Which lines contain the string "React"? Please list every one of them.

▸ **Data extract**:
-- begin --

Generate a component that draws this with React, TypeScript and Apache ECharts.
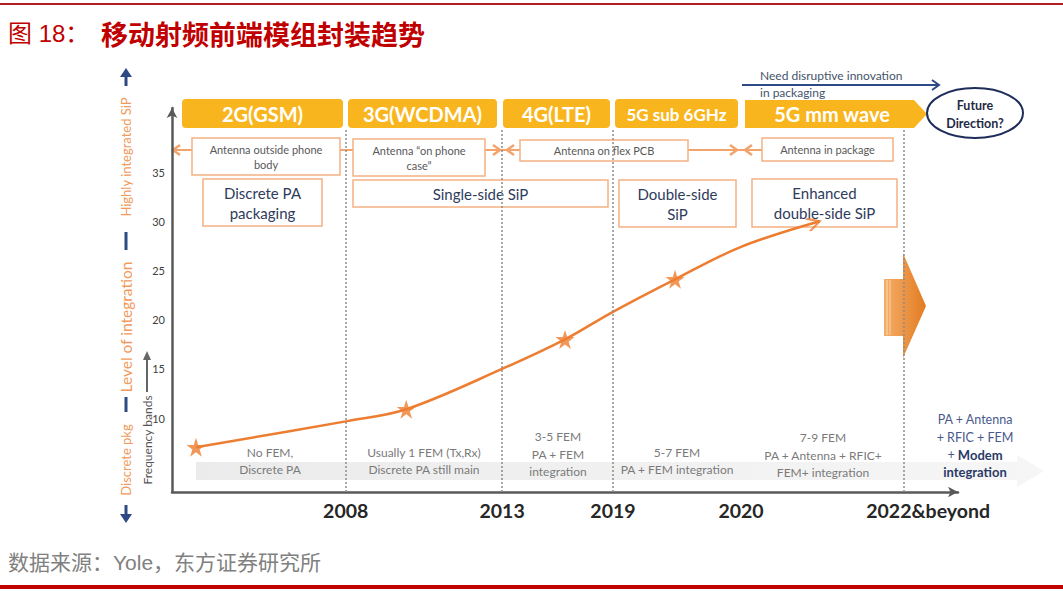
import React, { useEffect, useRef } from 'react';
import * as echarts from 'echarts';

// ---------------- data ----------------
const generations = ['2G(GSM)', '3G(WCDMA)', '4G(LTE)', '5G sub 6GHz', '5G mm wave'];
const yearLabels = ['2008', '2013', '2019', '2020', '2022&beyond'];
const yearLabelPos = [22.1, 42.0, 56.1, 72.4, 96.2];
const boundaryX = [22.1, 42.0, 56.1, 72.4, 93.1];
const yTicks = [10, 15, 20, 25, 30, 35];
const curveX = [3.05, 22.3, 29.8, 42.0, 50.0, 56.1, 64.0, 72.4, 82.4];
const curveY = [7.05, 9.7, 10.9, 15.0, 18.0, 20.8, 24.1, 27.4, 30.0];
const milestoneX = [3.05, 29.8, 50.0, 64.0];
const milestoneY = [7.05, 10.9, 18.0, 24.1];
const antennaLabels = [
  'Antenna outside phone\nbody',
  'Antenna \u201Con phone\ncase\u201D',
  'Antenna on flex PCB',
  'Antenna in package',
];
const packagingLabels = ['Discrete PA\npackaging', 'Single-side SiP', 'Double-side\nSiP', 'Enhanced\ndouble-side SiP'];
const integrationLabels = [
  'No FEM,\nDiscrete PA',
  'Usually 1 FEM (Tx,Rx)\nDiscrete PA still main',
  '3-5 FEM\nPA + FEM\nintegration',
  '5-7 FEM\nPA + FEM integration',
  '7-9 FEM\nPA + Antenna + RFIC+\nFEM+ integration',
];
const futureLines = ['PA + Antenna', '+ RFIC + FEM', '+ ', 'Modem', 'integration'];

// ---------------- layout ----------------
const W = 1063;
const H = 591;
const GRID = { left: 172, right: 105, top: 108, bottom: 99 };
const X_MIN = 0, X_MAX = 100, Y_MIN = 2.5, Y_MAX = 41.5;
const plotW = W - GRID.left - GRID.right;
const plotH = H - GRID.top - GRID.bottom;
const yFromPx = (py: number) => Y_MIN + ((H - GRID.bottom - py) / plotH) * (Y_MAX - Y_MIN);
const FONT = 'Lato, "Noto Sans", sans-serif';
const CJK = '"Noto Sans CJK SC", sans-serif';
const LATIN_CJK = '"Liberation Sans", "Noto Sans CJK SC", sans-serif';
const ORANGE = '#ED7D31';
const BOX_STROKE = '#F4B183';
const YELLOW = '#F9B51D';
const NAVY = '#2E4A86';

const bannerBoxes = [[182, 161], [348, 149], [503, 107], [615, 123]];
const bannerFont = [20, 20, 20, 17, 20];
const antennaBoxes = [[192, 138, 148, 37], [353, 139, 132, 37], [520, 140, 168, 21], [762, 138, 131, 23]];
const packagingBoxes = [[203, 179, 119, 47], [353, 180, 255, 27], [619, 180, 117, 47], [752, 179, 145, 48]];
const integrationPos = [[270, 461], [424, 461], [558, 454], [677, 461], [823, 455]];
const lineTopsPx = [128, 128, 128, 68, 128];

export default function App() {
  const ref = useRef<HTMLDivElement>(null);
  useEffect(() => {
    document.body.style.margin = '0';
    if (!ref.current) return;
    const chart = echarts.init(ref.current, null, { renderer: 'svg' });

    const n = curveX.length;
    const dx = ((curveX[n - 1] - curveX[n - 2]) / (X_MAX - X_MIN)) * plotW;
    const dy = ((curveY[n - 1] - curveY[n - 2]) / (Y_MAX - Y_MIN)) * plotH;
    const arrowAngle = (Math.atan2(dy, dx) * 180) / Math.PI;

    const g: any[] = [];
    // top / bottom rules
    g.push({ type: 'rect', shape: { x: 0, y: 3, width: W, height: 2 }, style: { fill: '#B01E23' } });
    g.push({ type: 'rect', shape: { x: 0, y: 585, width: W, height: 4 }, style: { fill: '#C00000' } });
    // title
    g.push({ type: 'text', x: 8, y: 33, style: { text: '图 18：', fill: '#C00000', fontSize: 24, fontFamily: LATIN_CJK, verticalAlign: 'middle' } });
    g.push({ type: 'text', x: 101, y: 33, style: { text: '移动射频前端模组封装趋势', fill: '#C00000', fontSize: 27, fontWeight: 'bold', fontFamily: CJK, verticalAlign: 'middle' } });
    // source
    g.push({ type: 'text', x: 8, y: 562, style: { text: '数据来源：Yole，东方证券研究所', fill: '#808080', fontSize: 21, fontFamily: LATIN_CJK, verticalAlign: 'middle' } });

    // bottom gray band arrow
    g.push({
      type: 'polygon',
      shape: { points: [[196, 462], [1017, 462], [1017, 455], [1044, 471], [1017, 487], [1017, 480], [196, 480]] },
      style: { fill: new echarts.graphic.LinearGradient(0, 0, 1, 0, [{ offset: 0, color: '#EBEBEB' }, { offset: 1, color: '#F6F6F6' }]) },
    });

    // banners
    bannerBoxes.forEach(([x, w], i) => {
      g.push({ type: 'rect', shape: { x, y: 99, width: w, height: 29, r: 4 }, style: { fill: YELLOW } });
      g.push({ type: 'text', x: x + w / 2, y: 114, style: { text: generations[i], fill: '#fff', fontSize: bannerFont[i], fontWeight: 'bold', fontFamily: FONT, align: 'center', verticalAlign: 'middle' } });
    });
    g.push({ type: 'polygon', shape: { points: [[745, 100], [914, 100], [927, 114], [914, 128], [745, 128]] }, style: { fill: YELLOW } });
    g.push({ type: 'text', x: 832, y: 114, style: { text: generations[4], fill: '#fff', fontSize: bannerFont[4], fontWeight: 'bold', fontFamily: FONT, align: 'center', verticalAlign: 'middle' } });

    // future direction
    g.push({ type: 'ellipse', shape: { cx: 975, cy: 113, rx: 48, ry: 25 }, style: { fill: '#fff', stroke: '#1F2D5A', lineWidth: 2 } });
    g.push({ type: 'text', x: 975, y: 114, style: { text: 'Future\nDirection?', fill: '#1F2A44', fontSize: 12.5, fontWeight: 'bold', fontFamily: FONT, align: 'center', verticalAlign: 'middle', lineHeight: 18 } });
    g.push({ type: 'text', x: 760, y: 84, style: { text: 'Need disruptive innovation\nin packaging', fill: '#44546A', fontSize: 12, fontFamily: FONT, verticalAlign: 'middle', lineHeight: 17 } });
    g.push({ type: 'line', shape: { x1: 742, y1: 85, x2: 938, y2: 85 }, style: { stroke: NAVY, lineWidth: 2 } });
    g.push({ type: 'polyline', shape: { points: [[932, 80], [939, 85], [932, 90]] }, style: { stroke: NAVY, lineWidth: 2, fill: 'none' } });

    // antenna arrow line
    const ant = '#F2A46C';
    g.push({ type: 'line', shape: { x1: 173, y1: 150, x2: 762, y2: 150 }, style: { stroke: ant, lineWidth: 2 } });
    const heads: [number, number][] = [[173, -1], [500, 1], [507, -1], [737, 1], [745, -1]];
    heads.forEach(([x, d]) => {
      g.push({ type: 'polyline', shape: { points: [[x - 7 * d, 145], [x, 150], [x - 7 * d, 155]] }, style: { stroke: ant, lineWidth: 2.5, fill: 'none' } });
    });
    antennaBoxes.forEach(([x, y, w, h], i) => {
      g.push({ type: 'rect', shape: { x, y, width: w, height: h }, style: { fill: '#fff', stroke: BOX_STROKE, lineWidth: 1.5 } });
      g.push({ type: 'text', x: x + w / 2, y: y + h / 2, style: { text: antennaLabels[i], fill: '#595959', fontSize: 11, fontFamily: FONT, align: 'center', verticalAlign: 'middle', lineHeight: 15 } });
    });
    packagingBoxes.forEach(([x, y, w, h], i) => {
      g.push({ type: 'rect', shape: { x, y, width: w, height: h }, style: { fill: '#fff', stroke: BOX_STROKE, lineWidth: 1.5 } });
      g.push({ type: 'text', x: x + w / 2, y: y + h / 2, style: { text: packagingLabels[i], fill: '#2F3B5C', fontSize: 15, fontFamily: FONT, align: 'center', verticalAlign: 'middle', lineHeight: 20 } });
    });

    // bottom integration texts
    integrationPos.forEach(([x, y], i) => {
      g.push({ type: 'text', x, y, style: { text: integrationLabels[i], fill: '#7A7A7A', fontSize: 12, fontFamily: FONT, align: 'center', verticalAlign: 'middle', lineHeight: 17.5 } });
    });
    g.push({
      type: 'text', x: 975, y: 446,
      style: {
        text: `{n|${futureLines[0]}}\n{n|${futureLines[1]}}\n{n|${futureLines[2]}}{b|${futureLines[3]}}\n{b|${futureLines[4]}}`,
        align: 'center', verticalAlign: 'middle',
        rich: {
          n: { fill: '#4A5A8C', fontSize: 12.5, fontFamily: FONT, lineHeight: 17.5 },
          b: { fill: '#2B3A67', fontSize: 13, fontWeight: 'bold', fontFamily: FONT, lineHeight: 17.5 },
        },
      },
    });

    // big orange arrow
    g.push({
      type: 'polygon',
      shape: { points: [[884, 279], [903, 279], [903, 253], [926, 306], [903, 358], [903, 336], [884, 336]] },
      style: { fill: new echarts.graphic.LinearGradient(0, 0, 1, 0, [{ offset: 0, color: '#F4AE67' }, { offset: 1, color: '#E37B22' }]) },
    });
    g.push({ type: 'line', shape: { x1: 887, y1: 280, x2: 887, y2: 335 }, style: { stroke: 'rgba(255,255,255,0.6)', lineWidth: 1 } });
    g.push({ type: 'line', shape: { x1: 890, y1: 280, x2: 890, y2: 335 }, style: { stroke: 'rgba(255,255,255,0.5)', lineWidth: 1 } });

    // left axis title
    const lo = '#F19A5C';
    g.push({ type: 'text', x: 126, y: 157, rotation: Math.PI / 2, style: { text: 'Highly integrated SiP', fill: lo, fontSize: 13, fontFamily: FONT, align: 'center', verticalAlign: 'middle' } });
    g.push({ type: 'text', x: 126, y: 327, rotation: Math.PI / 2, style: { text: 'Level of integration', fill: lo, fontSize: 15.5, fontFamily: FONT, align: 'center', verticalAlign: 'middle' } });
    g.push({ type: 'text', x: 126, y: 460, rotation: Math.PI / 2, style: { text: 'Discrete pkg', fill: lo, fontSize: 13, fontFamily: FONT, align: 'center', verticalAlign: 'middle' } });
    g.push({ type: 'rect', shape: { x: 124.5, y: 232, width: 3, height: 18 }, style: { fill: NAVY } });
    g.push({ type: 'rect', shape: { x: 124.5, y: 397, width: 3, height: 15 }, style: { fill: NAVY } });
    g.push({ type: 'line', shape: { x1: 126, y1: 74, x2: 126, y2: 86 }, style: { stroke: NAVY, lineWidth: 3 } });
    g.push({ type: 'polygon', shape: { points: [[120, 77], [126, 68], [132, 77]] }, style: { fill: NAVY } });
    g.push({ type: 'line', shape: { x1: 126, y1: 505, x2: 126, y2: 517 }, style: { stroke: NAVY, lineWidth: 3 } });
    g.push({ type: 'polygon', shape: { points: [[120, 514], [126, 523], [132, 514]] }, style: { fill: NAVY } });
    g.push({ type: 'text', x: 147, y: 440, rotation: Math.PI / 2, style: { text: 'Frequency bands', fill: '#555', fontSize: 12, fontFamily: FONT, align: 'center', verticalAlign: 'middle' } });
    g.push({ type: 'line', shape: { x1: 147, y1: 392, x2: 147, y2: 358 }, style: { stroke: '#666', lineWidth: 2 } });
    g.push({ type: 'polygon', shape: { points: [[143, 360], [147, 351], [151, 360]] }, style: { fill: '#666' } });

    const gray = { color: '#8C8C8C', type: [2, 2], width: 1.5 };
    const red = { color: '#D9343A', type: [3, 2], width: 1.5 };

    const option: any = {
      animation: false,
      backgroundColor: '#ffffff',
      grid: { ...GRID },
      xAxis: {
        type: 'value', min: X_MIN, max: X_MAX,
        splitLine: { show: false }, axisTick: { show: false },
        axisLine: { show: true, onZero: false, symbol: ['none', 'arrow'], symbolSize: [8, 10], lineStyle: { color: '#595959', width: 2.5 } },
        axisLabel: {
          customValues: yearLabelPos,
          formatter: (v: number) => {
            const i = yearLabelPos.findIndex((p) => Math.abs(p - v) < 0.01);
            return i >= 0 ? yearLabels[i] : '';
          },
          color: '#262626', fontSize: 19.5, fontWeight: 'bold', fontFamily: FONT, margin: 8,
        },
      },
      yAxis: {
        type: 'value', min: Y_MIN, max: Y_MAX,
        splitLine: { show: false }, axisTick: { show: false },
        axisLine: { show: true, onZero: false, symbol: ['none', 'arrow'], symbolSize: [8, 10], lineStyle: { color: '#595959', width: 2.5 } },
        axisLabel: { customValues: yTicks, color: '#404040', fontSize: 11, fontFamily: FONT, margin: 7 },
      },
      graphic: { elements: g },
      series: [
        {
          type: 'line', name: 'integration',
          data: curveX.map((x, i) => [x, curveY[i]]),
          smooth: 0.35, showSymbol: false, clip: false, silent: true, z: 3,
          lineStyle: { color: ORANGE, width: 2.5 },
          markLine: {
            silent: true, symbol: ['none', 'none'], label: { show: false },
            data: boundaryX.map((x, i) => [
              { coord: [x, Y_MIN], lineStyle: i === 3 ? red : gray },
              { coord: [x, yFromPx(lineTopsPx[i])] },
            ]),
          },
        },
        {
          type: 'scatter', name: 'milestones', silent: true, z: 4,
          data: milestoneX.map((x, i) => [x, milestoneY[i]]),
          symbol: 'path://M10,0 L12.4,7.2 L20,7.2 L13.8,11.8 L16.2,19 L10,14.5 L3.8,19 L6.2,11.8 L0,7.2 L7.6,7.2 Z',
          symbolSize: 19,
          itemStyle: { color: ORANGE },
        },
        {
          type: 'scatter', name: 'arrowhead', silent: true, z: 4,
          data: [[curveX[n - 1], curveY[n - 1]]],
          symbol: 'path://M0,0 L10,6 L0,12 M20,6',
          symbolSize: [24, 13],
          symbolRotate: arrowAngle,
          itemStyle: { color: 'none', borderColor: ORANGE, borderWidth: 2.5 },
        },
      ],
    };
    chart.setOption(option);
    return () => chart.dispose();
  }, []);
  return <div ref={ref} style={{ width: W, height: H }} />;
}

-- end --

▸ **Response to the task**:
Generate a component that draws this with React, TypeScript and Apache ECharts.
import React, { useEffect, useRef } from 'react';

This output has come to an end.